▸ **Exercise details**: Your task is to print, exactly and only, the lines from the start of the entries below through the line with "11.5, 6.3, 1.9]". Include both ends, but skip the pictures.

▸ **Records to use**:
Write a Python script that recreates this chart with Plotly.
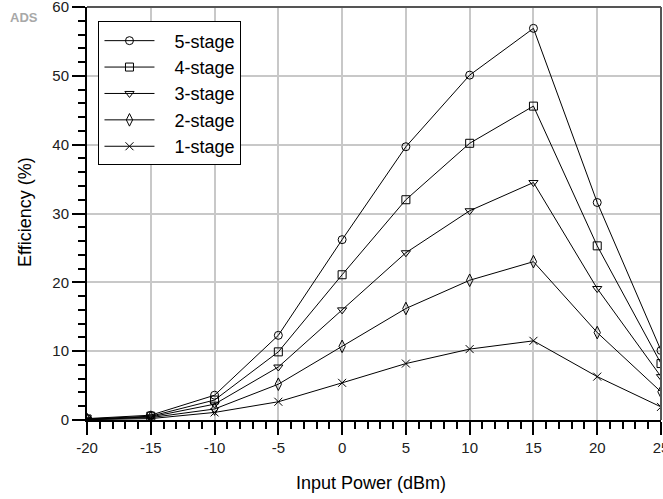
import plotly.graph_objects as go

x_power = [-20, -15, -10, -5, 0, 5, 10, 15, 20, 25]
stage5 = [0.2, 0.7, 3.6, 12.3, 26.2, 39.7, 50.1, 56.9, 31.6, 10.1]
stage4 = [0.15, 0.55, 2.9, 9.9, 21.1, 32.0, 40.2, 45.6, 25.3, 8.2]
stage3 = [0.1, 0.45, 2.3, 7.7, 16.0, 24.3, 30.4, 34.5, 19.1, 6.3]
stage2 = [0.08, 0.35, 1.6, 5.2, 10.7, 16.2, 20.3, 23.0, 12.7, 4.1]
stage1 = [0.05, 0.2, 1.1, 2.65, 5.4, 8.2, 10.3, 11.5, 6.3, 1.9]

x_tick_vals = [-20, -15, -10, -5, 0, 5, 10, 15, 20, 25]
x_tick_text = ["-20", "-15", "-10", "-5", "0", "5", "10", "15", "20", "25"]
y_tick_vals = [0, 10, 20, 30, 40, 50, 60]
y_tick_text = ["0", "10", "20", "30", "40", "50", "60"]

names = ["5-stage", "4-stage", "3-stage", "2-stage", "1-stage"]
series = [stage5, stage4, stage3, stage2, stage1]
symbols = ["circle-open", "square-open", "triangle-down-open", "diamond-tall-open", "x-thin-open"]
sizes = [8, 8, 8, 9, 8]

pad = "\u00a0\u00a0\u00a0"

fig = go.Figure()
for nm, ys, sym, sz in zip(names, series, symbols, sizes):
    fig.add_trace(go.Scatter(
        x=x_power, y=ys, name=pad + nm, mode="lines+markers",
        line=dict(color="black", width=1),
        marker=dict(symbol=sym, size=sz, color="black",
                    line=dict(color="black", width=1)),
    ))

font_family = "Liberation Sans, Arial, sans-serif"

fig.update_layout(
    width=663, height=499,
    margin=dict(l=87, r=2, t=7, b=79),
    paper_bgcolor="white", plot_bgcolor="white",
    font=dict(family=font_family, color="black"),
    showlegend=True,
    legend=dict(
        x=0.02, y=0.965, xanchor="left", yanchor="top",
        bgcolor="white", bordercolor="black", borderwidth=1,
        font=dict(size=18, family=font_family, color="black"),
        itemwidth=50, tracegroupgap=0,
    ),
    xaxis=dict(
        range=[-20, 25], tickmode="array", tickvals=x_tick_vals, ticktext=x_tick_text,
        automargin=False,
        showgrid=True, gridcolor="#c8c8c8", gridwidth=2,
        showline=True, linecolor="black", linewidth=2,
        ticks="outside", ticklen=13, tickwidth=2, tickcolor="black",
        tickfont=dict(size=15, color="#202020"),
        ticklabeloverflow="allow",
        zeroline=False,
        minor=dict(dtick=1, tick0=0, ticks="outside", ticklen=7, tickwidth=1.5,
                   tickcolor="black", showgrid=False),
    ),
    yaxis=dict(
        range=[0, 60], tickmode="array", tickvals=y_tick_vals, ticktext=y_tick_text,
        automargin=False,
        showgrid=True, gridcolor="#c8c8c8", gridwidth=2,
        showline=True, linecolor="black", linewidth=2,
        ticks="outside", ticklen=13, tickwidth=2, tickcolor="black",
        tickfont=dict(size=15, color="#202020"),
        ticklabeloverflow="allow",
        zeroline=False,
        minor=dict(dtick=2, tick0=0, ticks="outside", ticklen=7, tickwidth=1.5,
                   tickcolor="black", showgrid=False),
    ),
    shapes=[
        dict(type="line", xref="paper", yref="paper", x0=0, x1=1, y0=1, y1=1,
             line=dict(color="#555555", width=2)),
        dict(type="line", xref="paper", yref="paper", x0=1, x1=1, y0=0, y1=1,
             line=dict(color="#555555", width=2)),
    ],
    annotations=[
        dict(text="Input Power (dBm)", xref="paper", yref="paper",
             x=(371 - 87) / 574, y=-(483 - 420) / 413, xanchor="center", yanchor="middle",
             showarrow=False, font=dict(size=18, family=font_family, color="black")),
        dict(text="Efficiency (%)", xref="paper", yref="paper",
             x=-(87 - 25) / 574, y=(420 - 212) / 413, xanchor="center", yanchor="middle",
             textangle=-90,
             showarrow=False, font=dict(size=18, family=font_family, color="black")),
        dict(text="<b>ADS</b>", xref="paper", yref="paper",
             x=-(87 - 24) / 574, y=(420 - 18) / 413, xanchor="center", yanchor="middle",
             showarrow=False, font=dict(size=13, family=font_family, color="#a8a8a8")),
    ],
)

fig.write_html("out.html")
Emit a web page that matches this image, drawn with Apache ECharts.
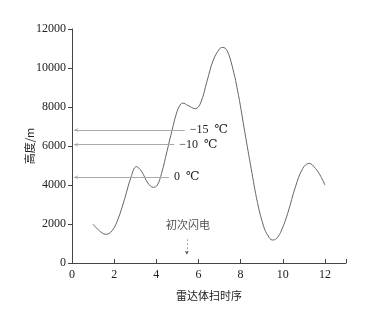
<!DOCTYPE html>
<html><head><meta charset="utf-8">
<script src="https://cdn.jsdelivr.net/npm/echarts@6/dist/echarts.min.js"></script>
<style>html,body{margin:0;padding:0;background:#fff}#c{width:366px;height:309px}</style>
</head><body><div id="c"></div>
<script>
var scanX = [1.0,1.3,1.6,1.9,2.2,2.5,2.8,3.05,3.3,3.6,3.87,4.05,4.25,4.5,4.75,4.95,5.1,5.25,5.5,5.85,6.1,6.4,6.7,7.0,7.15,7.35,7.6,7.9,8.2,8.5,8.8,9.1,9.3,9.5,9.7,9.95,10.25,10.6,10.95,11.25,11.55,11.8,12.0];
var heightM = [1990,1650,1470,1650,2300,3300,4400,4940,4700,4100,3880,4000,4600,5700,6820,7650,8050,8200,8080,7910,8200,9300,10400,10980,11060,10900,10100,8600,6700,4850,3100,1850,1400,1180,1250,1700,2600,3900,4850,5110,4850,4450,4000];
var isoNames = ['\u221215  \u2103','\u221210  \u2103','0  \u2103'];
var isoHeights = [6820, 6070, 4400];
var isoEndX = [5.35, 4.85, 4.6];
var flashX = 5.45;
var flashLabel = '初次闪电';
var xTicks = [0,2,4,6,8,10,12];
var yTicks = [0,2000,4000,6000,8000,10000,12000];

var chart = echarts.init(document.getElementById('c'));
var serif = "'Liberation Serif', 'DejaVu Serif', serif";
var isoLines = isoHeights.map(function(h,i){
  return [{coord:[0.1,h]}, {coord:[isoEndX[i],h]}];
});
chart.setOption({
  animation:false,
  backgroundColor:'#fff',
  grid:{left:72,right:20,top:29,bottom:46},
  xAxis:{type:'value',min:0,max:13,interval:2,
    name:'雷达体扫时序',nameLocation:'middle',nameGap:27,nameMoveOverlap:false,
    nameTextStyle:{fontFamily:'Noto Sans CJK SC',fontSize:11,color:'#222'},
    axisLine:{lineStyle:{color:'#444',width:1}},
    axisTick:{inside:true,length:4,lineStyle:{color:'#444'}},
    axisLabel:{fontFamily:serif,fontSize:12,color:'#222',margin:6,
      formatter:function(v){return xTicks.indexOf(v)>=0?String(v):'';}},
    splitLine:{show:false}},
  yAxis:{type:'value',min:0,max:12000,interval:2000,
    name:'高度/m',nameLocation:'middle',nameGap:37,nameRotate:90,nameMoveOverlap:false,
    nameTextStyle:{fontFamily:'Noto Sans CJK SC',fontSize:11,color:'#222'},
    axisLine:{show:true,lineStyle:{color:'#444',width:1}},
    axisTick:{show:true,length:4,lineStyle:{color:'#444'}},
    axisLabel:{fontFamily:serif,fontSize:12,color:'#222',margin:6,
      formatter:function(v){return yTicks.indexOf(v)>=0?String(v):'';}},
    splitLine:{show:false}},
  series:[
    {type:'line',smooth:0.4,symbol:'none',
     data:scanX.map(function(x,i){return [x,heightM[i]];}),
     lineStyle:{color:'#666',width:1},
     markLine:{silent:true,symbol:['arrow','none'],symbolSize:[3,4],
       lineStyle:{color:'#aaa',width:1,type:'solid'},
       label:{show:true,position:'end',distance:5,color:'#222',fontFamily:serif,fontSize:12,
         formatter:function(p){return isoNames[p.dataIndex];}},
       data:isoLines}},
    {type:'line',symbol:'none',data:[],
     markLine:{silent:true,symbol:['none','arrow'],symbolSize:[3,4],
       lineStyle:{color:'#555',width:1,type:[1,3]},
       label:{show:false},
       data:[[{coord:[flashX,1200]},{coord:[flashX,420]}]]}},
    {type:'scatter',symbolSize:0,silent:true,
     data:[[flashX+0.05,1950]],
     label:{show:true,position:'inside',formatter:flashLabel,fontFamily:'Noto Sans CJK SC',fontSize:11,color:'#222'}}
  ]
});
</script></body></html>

▸ **Answer to this task**:
Write a Python script that recreates this chart with Plotly.
import plotly.graph_objects as go

x_power = [-20, -15, -10, -5, 0, 5, 10, 15, 20, 25]
stage5 = [0.2, 0.7, 3.6, 12.3, 26.2, 39.7, 50.1, 56.9, 31.6, 10.1]
stage4 = [0.15, 0.55, 2.9, 9.9, 21.1, 32.0, 40.2, 45.6, 25.3, 8.2]
stage3 = [0.1, 0.45, 2.3, 7.7, 16.0, 24.3, 30.4, 34.5, 19.1, 6.3]
stage2 = [0.08, 0.35, 1.6, 5.2, 10.7, 16.2, 20.3, 23.0, 12.7, 4.1]
stage1 = [0.05, 0.2, 1.1, 2.65, 5.4, 8.2, 10.3, 11.5, 6.3, 1.9]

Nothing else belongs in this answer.